This post was written by a member of the Debut Student Publisher Network. Working in Starbucks isn’t the death knell for your career. In fact, quite the opposite. Sonali Gidwani tells us why.
A job as a barista always seemed to me like a good way to make some extra pocket money, get free coffee and learn how to orchestrate perfect coffee architect.
Upon further pondering, I realised that working in a coffee shop, or any F&B and retail role, does wonders for your personal skillset and career prospects.
Also, don’t worry if you’re unable to get a highly competitive spring or summer internship, you’re not settling for anything less by taking up a barista job. In fact, you might learn much more than your corporate peers.

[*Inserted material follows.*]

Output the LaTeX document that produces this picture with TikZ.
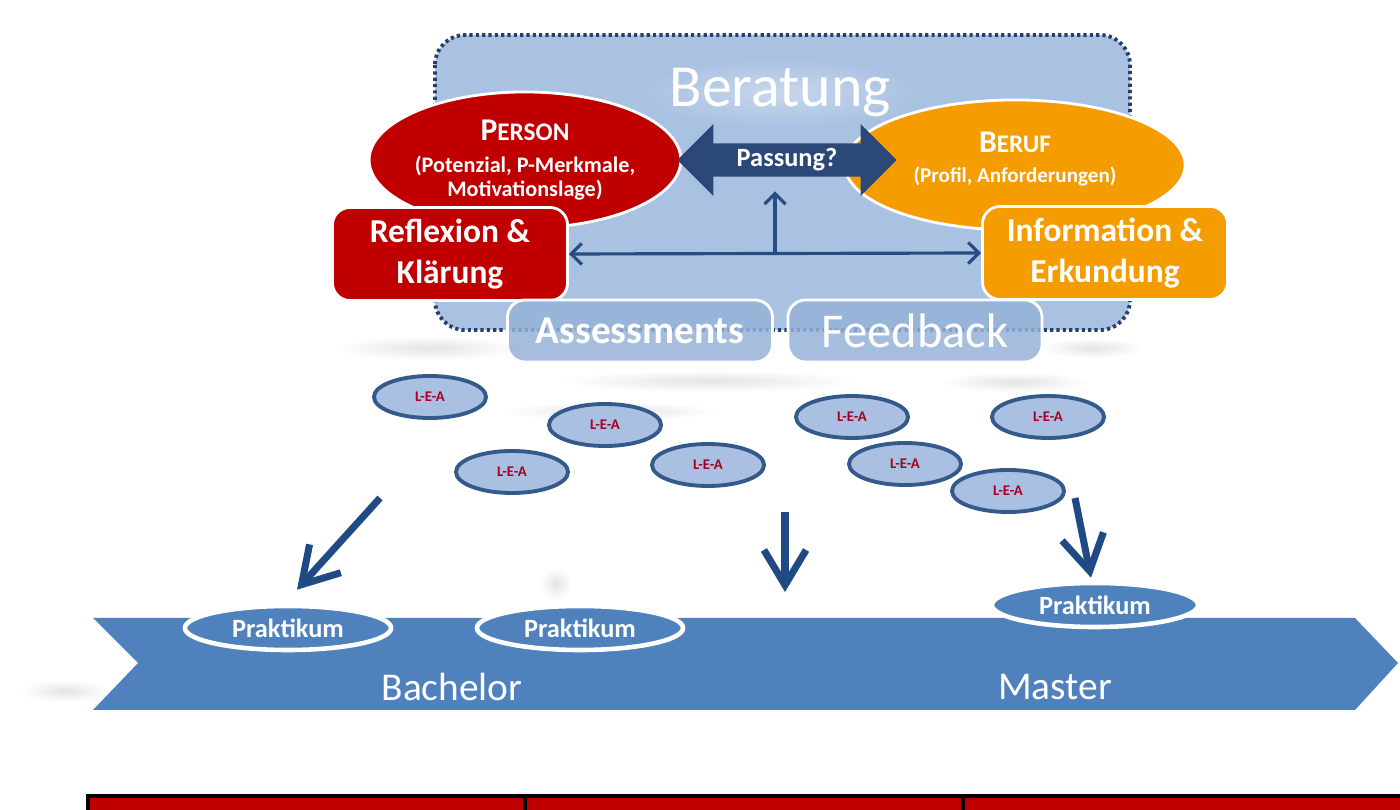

With firm strategies becoming more customer-focused then ever before, customer service is key. How do you deal with a customer’s requirements? Whether it’s catering to a person’s usual coffee or food allergies of someone who’s visiting your store for the first time, proactive and genuine service is key.
Communication and working under pressure
This goes hand in hand with customer service. Good communication is key to great service. Moreover, being able to quickly coordinate with colleagues and customers during busy times of the day also improves how swiftly and effectively you can communicate a situation to the rest of your colleagues.
Holding down a barista job whilst managing your university commitments is a fantastic way to learn time management skills. Managing shifts, travel time, academics, extra-curriculars and job applications is no mean feat, so make sure you flesh out your time management skills on your CV.
It’s important that whatever you make and sell is of the highest quality, especially when it comes to food and drink. If your output is of high quality in your barista or retail job, you can showcase your attention to detail and commitment to high quality services to your future employer.
Sometimes you’ll be required to train other students, manage a till or coordinate re-stocking in a store. In that case, you will most certainly pick up real-world leadership skills and see immediate results.
You’ll learn the best ways to save and manage your money, and will also gain financial independence. An aptitude for effectively handling money will not go unnoticed by an employer.
Whether it’s with your colleagues, regular customers or suppliers, your ability to build relationships with people will be extremely useful in a corporate setting. Particularly in client-facing roles such as corporate banking and consulting.
So if you’re considering a part-time job at your local coffee shop, pizzeria or Marks and Spencers, I would strongly advise submitting an application ASAP. Good luck!